Review (March 2007) Parrot
By Kevin Nakano
Bluetooth products are an attractive accessory to cell phone users simply because they offer convenience while minimizing the exposure to the higher power RF (Radio Frequency) signals. Not that Bluetooth itself is not RF-based, it is. However, the devices have significantly less RF energy than what the cell phone uses to link to the ground-based towers. Bluetooth technology allows devices (portable and fixed) to communicate to each other from relatively short distances. These devices exchange data (encrypted for security) with the mobile phone. Many new cars feature Bluetooth devices built into the vehicle for hands-free cell phone operation.

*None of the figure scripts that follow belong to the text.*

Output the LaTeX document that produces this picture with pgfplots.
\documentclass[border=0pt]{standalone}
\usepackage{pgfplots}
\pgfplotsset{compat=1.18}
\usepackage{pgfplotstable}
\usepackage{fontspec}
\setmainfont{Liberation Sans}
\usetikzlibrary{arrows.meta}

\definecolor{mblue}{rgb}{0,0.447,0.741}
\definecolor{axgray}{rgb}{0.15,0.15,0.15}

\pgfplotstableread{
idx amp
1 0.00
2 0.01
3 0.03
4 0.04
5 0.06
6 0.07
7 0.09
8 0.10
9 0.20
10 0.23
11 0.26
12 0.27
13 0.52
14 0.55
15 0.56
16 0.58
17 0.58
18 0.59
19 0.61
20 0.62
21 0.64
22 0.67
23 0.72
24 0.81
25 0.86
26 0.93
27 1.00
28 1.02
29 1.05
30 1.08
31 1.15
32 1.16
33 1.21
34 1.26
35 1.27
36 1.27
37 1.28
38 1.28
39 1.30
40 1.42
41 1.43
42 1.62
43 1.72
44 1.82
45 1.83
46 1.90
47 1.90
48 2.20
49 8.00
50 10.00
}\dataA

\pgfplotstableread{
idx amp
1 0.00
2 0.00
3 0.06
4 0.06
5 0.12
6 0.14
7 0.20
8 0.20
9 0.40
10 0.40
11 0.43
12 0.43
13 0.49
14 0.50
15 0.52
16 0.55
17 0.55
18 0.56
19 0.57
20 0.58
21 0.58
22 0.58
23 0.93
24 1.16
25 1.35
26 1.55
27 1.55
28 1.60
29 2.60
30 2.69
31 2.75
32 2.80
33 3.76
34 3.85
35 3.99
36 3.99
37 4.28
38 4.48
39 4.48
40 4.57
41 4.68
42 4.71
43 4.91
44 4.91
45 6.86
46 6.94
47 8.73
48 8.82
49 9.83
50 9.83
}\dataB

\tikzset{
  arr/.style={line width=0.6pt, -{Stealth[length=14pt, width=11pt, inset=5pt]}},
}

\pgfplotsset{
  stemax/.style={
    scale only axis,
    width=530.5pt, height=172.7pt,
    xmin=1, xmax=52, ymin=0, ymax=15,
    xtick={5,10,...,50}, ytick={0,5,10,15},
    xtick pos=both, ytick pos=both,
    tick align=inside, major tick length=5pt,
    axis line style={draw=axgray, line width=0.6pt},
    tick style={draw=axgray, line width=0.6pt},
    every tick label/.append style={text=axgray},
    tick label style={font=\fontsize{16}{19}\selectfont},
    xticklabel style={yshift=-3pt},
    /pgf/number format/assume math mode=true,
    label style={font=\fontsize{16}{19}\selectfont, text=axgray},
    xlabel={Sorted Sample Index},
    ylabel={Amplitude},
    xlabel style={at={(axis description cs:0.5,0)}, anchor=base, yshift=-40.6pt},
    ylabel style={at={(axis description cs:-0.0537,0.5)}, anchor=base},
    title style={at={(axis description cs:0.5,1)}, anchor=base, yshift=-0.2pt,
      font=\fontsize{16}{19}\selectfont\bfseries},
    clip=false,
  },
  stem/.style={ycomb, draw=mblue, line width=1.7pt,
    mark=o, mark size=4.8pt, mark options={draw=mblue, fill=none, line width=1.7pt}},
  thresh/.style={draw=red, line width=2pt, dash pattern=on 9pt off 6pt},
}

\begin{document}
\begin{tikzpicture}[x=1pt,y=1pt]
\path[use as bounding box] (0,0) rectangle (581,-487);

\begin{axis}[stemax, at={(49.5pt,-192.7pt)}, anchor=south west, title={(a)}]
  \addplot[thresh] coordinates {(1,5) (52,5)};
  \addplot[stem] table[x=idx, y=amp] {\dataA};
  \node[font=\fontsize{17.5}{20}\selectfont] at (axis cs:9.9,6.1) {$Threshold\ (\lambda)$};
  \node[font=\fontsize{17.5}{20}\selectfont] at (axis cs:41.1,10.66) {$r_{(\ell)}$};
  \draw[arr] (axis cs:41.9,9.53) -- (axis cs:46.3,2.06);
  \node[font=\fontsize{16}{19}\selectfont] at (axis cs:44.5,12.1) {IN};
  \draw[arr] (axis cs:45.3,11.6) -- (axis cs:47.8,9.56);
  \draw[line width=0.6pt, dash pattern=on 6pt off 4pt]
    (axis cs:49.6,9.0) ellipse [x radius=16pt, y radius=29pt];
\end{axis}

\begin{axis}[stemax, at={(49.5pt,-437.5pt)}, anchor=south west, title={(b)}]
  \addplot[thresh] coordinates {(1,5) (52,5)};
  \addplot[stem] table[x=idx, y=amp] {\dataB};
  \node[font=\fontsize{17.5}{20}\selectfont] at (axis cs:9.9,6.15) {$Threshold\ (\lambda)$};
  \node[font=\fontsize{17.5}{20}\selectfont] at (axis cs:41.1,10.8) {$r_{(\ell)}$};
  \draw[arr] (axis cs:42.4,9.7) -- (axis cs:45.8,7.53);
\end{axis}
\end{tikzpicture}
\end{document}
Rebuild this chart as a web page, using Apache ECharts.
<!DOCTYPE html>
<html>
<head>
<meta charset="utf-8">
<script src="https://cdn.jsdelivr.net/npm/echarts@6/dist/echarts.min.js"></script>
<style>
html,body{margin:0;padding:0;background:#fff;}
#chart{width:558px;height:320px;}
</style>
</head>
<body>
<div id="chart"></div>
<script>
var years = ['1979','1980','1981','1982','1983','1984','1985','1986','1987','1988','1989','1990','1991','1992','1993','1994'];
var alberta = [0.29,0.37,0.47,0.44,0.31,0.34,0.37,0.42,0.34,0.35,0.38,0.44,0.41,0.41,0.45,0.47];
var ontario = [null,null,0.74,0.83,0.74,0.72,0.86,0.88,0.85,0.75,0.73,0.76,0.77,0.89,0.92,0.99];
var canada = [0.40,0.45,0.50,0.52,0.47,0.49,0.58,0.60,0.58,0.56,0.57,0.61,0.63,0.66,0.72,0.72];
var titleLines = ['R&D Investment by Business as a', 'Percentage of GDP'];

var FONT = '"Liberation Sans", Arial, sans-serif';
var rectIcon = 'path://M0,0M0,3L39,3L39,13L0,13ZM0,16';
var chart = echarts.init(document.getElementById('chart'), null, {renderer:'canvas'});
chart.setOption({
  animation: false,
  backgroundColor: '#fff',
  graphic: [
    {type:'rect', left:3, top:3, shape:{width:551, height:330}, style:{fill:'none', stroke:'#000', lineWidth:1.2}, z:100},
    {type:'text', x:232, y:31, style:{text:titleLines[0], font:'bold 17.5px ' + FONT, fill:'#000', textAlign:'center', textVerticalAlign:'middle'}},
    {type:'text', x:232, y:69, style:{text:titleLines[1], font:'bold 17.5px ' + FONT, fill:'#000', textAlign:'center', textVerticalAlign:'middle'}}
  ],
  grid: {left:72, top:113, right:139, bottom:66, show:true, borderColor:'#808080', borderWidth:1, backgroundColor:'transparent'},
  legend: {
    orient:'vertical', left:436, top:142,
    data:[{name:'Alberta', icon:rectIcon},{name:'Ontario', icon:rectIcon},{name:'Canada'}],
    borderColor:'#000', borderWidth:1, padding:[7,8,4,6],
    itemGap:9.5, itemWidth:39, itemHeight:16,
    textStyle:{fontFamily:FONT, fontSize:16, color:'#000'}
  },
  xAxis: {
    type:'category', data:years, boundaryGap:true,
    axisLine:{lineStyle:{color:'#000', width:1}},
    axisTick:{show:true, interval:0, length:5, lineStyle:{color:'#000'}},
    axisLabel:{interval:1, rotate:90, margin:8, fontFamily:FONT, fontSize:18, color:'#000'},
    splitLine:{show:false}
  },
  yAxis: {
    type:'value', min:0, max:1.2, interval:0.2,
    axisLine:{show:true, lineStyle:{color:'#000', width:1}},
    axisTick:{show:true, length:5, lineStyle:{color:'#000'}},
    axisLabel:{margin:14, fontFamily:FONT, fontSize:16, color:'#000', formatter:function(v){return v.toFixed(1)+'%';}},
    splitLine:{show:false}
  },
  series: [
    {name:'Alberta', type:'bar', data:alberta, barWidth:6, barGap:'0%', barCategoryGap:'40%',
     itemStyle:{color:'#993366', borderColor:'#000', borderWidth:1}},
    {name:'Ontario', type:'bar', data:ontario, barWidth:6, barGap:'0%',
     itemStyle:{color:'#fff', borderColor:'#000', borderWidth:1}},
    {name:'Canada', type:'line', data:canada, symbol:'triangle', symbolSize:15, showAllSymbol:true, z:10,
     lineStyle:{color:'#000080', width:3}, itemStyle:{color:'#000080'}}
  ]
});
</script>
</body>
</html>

Parrot has introduced the MINIKIT ($90), a small portable unit designed to sit on a desk or clip to a car's visor. It's one of my favorite Bluetooth products simply because I don't have to wear it on my head and it provides a link to my phone. It features user-defined voiceprints (a maximum of 150 per phone) that improves performance. The self contained unit has a built-in rechargeable battery that lasts up to 10 hours of talk time and over 200 hours of standby time. The unit fully charges in 3 hours.
As new cell phone laws come into effect, many users will be searching for handsfree cell phone products. California, where we are located, will soon ban motorists from holding cell phones while driving (July 2008). Many other states such as New York, New Jersey, Connecticut and the District of Columbia, have already banned motorists from using handheld cell phones while driving. If the Bluetooth headsets do not look appealing or if you prefer a modular unit for the home or office, the MINIKIT is a great product with excellent performance.